╭─ Material
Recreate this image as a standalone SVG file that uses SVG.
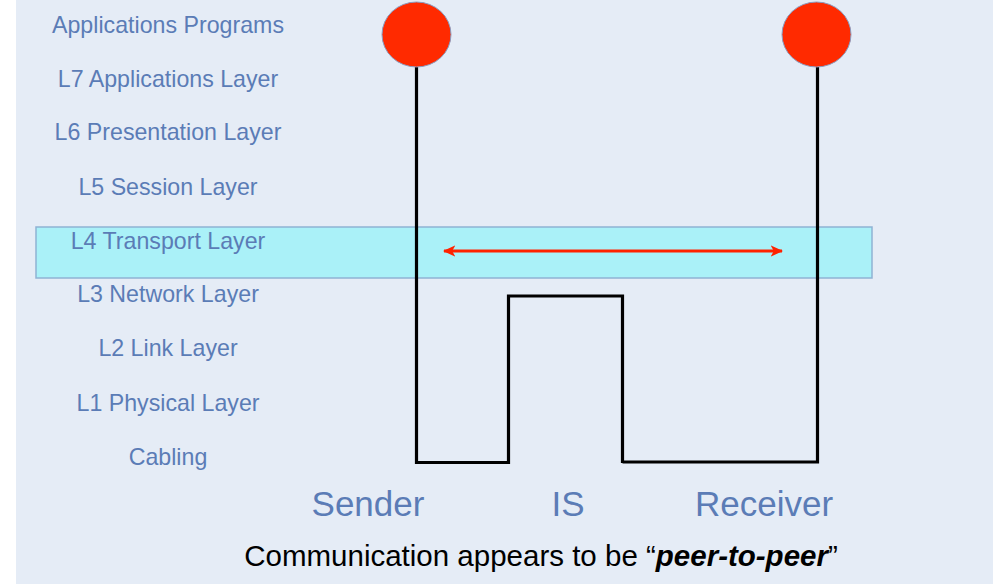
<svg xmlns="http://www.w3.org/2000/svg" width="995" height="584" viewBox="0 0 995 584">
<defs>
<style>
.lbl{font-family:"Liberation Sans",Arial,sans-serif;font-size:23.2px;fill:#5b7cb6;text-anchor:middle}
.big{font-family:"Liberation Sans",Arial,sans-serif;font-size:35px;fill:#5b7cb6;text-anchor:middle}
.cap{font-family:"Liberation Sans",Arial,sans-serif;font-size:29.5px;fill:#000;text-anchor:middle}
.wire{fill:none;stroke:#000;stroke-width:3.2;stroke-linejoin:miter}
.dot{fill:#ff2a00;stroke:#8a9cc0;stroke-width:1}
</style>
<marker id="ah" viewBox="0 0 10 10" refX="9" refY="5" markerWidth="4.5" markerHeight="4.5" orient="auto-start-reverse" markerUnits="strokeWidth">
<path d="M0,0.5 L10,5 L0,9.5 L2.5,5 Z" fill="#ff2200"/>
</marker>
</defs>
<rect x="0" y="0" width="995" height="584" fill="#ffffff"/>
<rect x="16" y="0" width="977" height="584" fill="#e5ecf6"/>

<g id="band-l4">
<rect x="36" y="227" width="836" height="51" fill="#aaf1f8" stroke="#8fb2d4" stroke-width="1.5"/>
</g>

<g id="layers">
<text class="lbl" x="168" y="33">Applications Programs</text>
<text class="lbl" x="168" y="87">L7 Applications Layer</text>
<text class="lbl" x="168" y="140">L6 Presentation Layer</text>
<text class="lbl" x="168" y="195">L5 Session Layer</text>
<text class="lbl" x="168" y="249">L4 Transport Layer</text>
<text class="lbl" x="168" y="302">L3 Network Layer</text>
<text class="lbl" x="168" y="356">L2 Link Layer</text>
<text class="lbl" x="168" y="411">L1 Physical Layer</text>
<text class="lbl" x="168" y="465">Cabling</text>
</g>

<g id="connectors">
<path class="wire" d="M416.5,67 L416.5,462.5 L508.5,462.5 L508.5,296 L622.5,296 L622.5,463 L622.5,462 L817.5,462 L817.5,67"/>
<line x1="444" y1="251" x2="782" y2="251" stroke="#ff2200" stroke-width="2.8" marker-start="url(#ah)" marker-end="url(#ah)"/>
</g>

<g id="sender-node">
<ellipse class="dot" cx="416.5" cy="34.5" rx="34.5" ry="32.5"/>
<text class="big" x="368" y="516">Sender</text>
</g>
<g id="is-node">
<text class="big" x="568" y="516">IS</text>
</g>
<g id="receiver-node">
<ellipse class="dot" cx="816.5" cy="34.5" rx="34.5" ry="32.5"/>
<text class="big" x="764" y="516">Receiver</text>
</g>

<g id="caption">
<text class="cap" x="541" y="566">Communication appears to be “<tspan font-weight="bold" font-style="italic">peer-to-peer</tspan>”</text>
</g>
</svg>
╰─
▸ What this task involves
Every line should be retyped exactly, with the pictures omitted.

▸ Solved problem
Recreate this image as a standalone SVG file that uses SVG.
<svg xmlns="http://www.w3.org/2000/svg" width="995" height="584" viewBox="0 0 995 584">
<defs>
<style>
.lbl{font-family:"Liberation Sans",Arial,sans-serif;font-size:23.2px;fill:#5b7cb6;text-anchor:middle}
.big{font-family:"Liberation Sans",Arial,sans-serif;font-size:35px;fill:#5b7cb6;text-anchor:middle}
.cap{font-family:"Liberation Sans",Arial,sans-serif;font-size:29.5px;fill:#000;text-anchor:middle}
.wire{fill:none;stroke:#000;stroke-width:3.2;stroke-linejoin:miter}
.dot{fill:#ff2a00;stroke:#8a9cc0;stroke-width:1}
</style>
<marker id="ah" viewBox="0 0 10 10" refX="9" refY="5" markerWidth="4.5" markerHeight="4.5" orient="auto-start-reverse" markerUnits="strokeWidth">
<path d="M0,0.5 L10,5 L0,9.5 L2.5,5 Z" fill="#ff2200"/>
</marker>
</defs>
<rect x="0" y="0" width="995" height="584" fill="#ffffff"/>
<rect x="16" y="0" width="977" height="584" fill="#e5ecf6"/>

<g id="band-l4">
<rect x="36" y="227" width="836" height="51" fill="#aaf1f8" stroke="#8fb2d4" stroke-width="1.5"/>
</g>

<g id="layers">
<text class="lbl" x="168" y="33">Applications Programs</text>
<text class="lbl" x="168" y="87">L7 Applications Layer</text>
<text class="lbl" x="168" y="140">L6 Presentation Layer</text>
<text class="lbl" x="168" y="195">L5 Session Layer</text>
<text class="lbl" x="168" y="249">L4 Transport Layer</text>
<text class="lbl" x="168" y="302">L3 Network Layer</text>
<text class="lbl" x="168" y="356">L2 Link Layer</text>
<text class="lbl" x="168" y="411">L1 Physical Layer</text>
<text class="lbl" x="168" y="465">Cabling</text>
</g>

<g id="connectors">
<path class="wire" d="M416.5,67 L416.5,462.5 L508.5,462.5 L508.5,296 L622.5,296 L622.5,463 L622.5,462 L817.5,462 L817.5,67"/>
<line x1="444" y1="251" x2="782" y2="251" stroke="#ff2200" stroke-width="2.8" marker-start="url(#ah)" marker-end="url(#ah)"/>
</g>

<g id="sender-node">
<ellipse class="dot" cx="416.5" cy="34.5" rx="34.5" ry="32.5"/>
<text class="big" x="368" y="516">Sender</text>
</g>
<g id="is-node">
<text class="big" x="568" y="516">IS</text>
</g>
<g id="receiver-node">
<ellipse class="dot" cx="816.5" cy="34.5" rx="34.5" ry="32.5"/>
<text class="big" x="764" y="516">Receiver</text>
</g>

<g id="caption">
<text class="cap" x="541" y="566">Communication appears to be “<tspan font-weight="bold" font-style="italic">peer-to-peer</tspan>”</text>
</g>
</svg>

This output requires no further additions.